Ellmann’s book — “Yeats: The Man and the Masks” — made him something of an academic celebrity. At the age of 31, at Northwestern, he became the youngest full professor of English in a major university in America. He soon turned his acumen to writing a life of the most towering Irish writer of them all — James Joyce. Joyce and Yeats had a contentious relationship, with the novelist telling the poet in 1902, “You are too old for me to help you.”

Ellmann writes that “the sharpness of Joyce’s perception comes from a conviction that all things are worth observing,” and the same can be said of the biographer, who crisscrossed Europe to find every scrap of paper or half-remembered anecdote that could put Joyce into sharper relief. Ellmann, in writing “James Joyce,” resembles more a journalist more than an academic — working sources, collecting quotes, twitchy that he’d get scooped on the beat.

As a prose writer, Ellmann was no slouch.
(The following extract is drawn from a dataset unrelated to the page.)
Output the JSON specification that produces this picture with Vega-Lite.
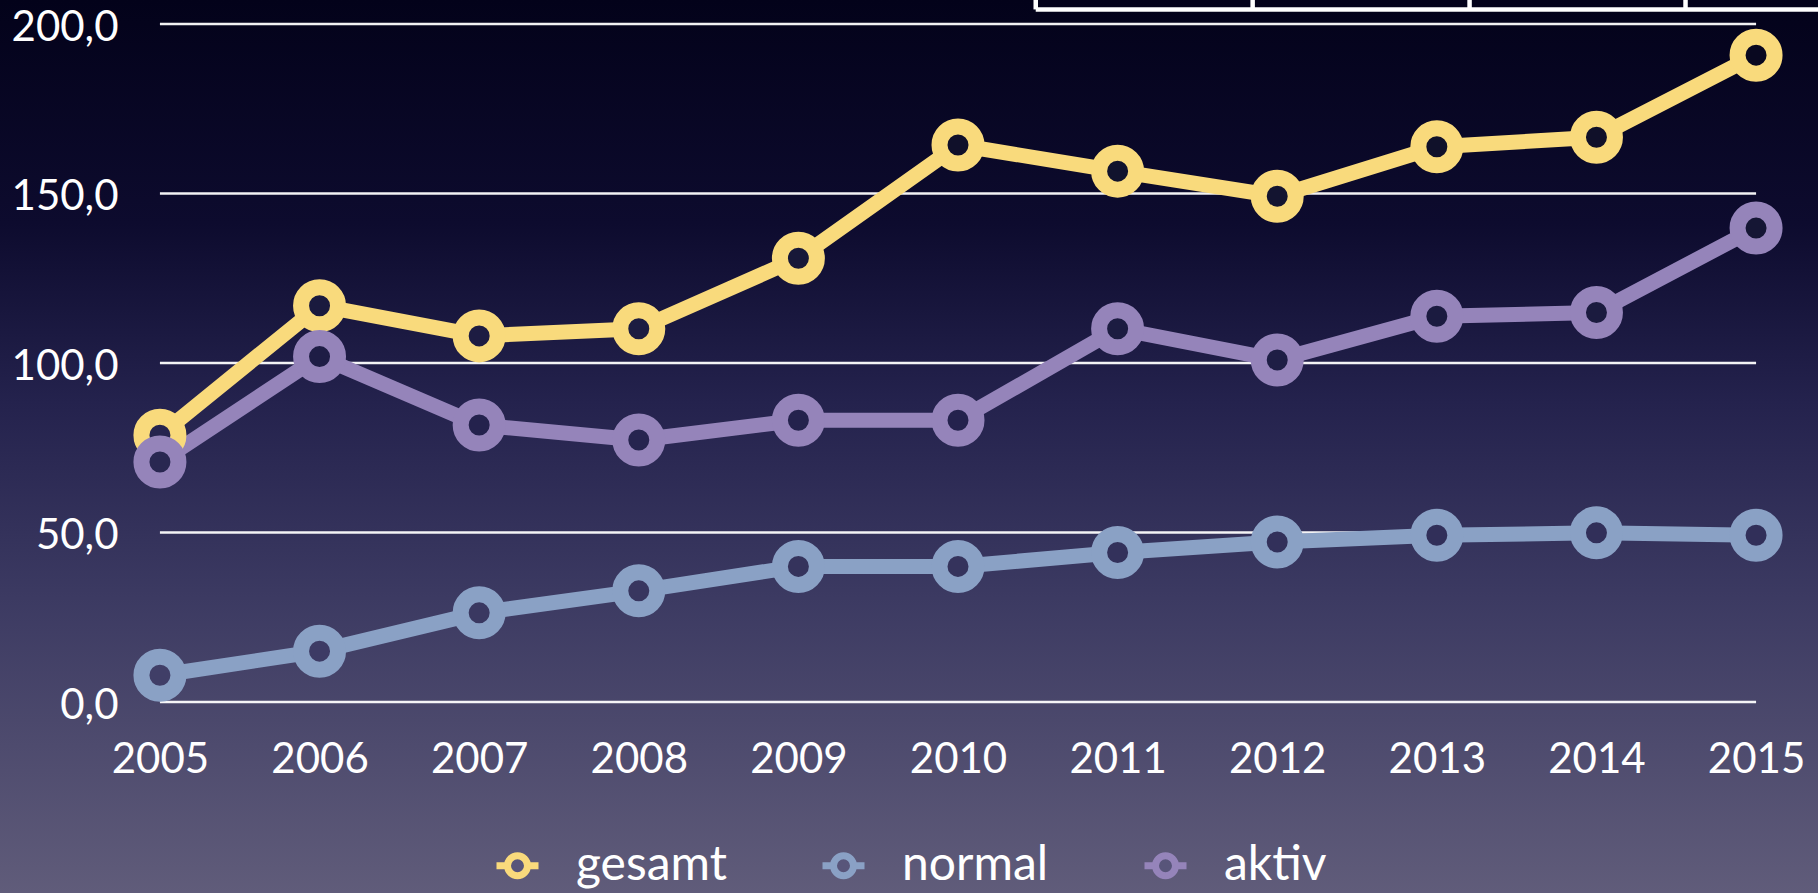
{
  "$schema": "https://vega.github.io/schema/vega-lite/v6.json",
  "width": 1818,
  "height": 893,
  "autosize": {"type": "none"},
  "padding": 0,
  "background": "#2a2850",
  "config": {
    "view": {"stroke": null, "fill": {"gradient": "linear", "x1": 0, "y1": 0, "x2": 0, "y2": 1, "stops": [
      {"offset": 0, "color": "#03021a"},
      {"offset": 0.25, "color": "#0d0b2e"},
      {"offset": 0.45, "color": "#24224d"},
      {"offset": 0.67, "color": "#3c3a62"},
      {"offset": 1, "color": "#605c7a"}
    ]}},
    "font": "Lato",
    "axis": {"labelColor": "white", "labelFontSize": 42, "labelFont": "Lato", "domain": false, "ticks": false, "title": null, "grid": false}
  },
  "datasets": {
    "grid": [{"g": 0}, {"g": 50}, {"g": 100}, {"g": 150}, {"g": 200}],
    "frame": [
      {"xa": 2010.487, "xb": 2015.5, "ya": 204.3, "yb": 204.3},
      {"xa": 2010.487, "xb": 2010.487, "ya": 204.3, "yb": 207.2},
      {"xa": 2011.846, "xb": 2011.846, "ya": 204.3, "yb": 207.2},
      {"xa": 2013.205, "xb": 2013.205, "ya": 204.3, "yb": 207.2},
      {"xa": 2014.558, "xb": 2014.558, "ya": 204.3, "yb": 207.2}
    ]
  },
  "data": {"values": [
    {"year": 2005, "series": "gesamt", "value": 78.7},
    {"year": 2006, "series": "gesamt", "value": 116.9},
    {"year": 2007, "series": "gesamt", "value": 108.0},
    {"year": 2008, "series": "gesamt", "value": 110.1},
    {"year": 2009, "series": "gesamt", "value": 130.9},
    {"year": 2010, "series": "gesamt", "value": 164.3},
    {"year": 2011, "series": "gesamt", "value": 156.6},
    {"year": 2012, "series": "gesamt", "value": 149.2},
    {"year": 2013, "series": "gesamt", "value": 163.8},
    {"year": 2014, "series": "gesamt", "value": 166.6},
    {"year": 2015, "series": "gesamt", "value": 190.8},
    {"year": 2005, "series": "normal", "value": 7.9},
    {"year": 2006, "series": "normal", "value": 15.0},
    {"year": 2007, "series": "normal", "value": 26.3},
    {"year": 2008, "series": "normal", "value": 32.8},
    {"year": 2009, "series": "normal", "value": 40.0},
    {"year": 2010, "series": "normal", "value": 40.0},
    {"year": 2011, "series": "normal", "value": 44.1},
    {"year": 2012, "series": "normal", "value": 47.2},
    {"year": 2013, "series": "normal", "value": 49.2},
    {"year": 2014, "series": "normal", "value": 49.9},
    {"year": 2015, "series": "normal", "value": 49.2},
    {"year": 2005, "series": "aktiv", "value": 70.8},
    {"year": 2006, "series": "aktiv", "value": 101.9},
    {"year": 2007, "series": "aktiv", "value": 81.7},
    {"year": 2008, "series": "aktiv", "value": 77.3},
    {"year": 2009, "series": "aktiv", "value": 83.1},
    {"year": 2010, "series": "aktiv", "value": 83.1},
    {"year": 2011, "series": "aktiv", "value": 110.1},
    {"year": 2012, "series": "aktiv", "value": 100.9},
    {"year": 2013, "series": "aktiv", "value": 113.8},
    {"year": 2014, "series": "aktiv", "value": 114.9},
    {"year": 2015, "series": "aktiv", "value": 139.8}
  ]},
  "layer": [
    {
      "data": {"name": "grid"},
      "mark": {"type": "rule", "color": "white", "strokeWidth": 2.5, "opacity": 0.95},
      "encoding": {
        "y": {"field": "g", "type": "quantitative",
          "scale": {"domain": [-56.34, 207.08], "nice": false, "zero": false},
          "axis": {"orient": "left", "offset": -118, "labelPadding": 0, "labelOffset": 3, "values": [0, 50, 100, 150, 200], "labelExpr": "replace(format(datum.value, '.1f'), '.', ',')"}},
        "x": {"datum": 2005, "type": "quantitative",
          "scale": {"domain": [2003.998, 2015.388], "nice": false, "zero": false},
          "axis": {"orient": "bottom", "offset": -191, "labelPadding": 37, "values": [2005,2006,2007,2008,2009,2010,2011,2012,2013,2014,2015], "format": "d", "labelFlush": false}},
        "x2": {"datum": 2015}
      }
    },
    {
      "data": {"name": "frame"},
      "mark": {"type": "rule", "color": "white", "strokeWidth": 4.5},
      "encoding": {
        "x": {"field": "xa", "type": "quantitative"},
        "x2": {"field": "xb"},
        "y": {"field": "ya", "type": "quantitative"},
        "y2": {"field": "yb"}
      }
    },
    {
      "mark": {"type": "line", "strokeWidth": 15, "strokeCap": "round", "strokeJoin": "round"},
      "encoding": {
        "x": {"field": "year", "type": "quantitative"},
        "y": {"field": "value", "type": "quantitative"},
        "stroke": {"field": "series", "type": "nominal",
          "scale": {"domain": ["gesamt", "normal", "aktiv"], "range": ["#f9da7c", "#8aa1c5", "#9584ba"]},
          "legend": {"orient": "none", "legendX": 493, "legendY": 841, "direction": "horizontal", "title": null,
            "symbolType": "M -1 0 L -0.476 0 M 0.476 0 L 1 0 M 0.476 0 A 0.476 0.476 0 1 1 -0.476 0 A 0.476 0.476 0 1 1 0.476 0 Z",
            "symbolSize": 1764, "symbolStrokeWidth": 7, "symbolOpacity": 1,
            "labelFontSize": 48, "labelColor": "white", "labelFont": "Lato", "labelOffset": 34, "columnPadding": 81,
            "encode": {"symbols": {"update": {"fill": {"value": "#58557a"}}}}}}
      }
    },
    {
      "mark": {"type": "point", "shape": "circle", "size": 1369, "strokeWidth": 16, "filled": false, "opacity": 1, "fillOpacity": 1},
      "encoding": {
        "x": {"field": "year", "type": "quantitative"},
        "y": {"field": "value", "type": "quantitative"},
        "stroke": {"field": "series", "type": "nominal"},
        "fill": {"field": "value", "type": "quantitative",
          "scale": {"domain": [0, 30, 88, 200], "range": ["#42406a", "#393760", "#22204b", "#05041c"]},
          "legend": null}
      }
    }
  ]
}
He writes that in Trieste and Rome, Joyce “learned what he had unlearned in Dublin, to be a Dubliner … he felt humiliated when anyone attacked his ‘Impoverished country.’ ‘The Dead’ is his first song of exile.” Ellmann asks Irish filmmaker Sean O’Mordha, “Don’t you think the way a genius ties his tie is important?” He gives Joyce the attention Joyce gave to the protagonist of “Ulysses,” Leopold Bloom. 

The writer Anthony Burgess reckoned that Ellmann had crafted “the greatest literary biography of the 20th century,” but his opus attracted criticism. The scholar Hugh Kenner, whom the literary sage Harold Bloom called “pope to the alternative tradition to that of Ellmann in Joyce studies,” raged against the “professional Irish who own James Joyce and whose branch office is R. Ellmann.” Kenner, in an aside, called Ellman an “on-the-make Sammy Glick.”

Ellmann’s life contained little by way of conventional drama. His parents disapproved of his marriage to one Mary Donoghue — an Irish-American girl from Massachusetts — and insisted on calling her by her middle name, Jean. Still, that turbulence was overcome and Ellmann’s life was happy and productive. By the time the second edition of “James Joyce” was released in 1982, he was staying in splendor at Dublin’s grandest hotel, the Shelbourne. 

When Ellmann was writing “James Joyce” he would sometimes delegate interviews to graduate students. Mr. Leader unearths a sheet of instructions he would give to guide them. One reads, “What was Nora like? Household management? Did Joyce write? What was his day like? What time did he get up? What did he do with his time? Was he teaching English?” Ellmann wrote that Joyce had a “spider’s eye” for detail. So did his biographer.